Almanack Essays: Parish Phenology

The field of Nature being beyond the power of any one man to cultivate in full, let everyone begin with his own parish, and till that area intensively.

Gilbert White

The work of observation is the work of penetrating and transforming…. The deeply observing mind is not merely an observer but a participant. Only when the observer is a participant can there be transformation.

Thich Nhat Hahn, on the “Sutra on the Four Establishments of Mindfulness”

The “parish” phenological observer, one who watches what-happens-when in the local world of nature, gathers and collates scraps of information. To the parish phenologist, all the pieces are useful pieces, all the pieces have meaning.

The natural history of any region offers an endless number of primary sources, and the process of collecting and cataloging can be the occasion not only for compulsive distraction but also for making associations and making sense.

No recorder is ever truly indifferent to the project he or she undertakes. The note taker ultimately becomes selective. The selectivity creates a specialization, and a kind of private curriculum appears from the ongoing act of watching. Sometimes that curriculum becomes science, sometimes backyard natural history, sometimes autobiography, sometimes philosophy.

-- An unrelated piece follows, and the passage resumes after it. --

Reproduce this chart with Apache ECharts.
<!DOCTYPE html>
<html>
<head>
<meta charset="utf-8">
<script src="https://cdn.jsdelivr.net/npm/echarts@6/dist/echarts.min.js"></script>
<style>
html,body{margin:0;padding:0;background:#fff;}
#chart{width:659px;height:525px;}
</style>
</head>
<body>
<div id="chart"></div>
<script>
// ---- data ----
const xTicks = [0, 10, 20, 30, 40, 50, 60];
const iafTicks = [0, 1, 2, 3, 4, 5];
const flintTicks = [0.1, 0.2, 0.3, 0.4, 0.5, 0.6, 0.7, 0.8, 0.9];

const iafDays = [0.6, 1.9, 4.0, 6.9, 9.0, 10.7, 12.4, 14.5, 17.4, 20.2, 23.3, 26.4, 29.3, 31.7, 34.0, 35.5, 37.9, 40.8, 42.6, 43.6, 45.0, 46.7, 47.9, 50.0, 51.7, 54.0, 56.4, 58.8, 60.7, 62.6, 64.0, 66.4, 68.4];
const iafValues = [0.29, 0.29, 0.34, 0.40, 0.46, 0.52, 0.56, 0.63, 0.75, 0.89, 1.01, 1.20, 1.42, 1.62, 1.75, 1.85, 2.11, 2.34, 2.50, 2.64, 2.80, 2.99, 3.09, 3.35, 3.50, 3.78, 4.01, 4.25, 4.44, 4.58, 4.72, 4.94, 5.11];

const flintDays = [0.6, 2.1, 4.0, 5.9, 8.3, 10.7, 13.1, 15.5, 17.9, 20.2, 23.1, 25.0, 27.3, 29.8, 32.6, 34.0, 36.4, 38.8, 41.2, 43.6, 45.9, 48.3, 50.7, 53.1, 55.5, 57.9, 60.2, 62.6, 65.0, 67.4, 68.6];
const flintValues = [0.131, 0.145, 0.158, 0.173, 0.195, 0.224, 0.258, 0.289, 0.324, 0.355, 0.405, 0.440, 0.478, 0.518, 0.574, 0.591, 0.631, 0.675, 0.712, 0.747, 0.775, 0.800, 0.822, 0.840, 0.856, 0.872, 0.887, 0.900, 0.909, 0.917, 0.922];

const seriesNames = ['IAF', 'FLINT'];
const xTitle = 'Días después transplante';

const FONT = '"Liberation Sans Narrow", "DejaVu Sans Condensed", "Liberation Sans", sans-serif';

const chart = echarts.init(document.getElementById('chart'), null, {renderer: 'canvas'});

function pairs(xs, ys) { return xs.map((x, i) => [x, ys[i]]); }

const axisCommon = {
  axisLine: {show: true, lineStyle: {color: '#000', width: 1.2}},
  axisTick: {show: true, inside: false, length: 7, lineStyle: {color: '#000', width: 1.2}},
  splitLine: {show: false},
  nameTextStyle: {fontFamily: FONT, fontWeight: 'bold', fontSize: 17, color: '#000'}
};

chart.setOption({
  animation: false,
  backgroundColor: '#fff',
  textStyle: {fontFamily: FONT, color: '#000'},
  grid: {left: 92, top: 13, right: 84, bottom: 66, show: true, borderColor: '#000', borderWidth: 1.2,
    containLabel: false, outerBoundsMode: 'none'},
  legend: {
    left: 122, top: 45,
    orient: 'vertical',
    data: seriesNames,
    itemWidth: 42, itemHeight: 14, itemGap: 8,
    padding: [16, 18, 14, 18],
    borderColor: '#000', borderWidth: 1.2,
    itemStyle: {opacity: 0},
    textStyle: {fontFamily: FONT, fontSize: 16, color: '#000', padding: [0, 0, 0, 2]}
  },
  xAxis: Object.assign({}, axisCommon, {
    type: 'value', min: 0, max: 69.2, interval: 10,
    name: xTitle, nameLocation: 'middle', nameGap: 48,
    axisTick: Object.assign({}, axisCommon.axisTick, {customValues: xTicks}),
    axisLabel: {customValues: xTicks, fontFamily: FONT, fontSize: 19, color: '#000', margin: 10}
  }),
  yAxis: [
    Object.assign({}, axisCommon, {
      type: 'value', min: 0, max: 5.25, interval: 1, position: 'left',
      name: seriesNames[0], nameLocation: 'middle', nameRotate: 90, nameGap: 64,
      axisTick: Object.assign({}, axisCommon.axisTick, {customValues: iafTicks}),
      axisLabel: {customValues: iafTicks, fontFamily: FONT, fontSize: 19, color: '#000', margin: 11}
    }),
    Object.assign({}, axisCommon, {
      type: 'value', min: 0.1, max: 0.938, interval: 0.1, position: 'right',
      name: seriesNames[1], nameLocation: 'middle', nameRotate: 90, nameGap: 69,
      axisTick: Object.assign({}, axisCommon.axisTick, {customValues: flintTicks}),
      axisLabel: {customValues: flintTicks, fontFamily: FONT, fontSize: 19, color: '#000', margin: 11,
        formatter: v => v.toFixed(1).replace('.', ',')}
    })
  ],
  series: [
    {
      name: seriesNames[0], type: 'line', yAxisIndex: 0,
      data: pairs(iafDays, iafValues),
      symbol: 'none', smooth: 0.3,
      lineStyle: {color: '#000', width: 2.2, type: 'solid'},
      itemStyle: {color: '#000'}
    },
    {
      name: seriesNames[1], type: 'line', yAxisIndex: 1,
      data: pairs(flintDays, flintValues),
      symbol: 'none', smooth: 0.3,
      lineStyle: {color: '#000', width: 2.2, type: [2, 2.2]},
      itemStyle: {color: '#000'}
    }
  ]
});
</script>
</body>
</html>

The concept of awareness is fundamental to a whole range of psychological and spiritual events in a progression towards some kind of fulfillment or awakening or relationship. Phenology is one form of journey to the center, a method of penetrating and cultivating consciousness. Absorbed in the year’s metronome of fauna and flora, the mind can empty itself of other issues.

Awareness of natural events also provides simple mantras for daily living. Then the whole swell of the year becomes a koan with which to contemplate the parish, even for puzzling out a personal space there, finally, perhaps, for participation and transformation.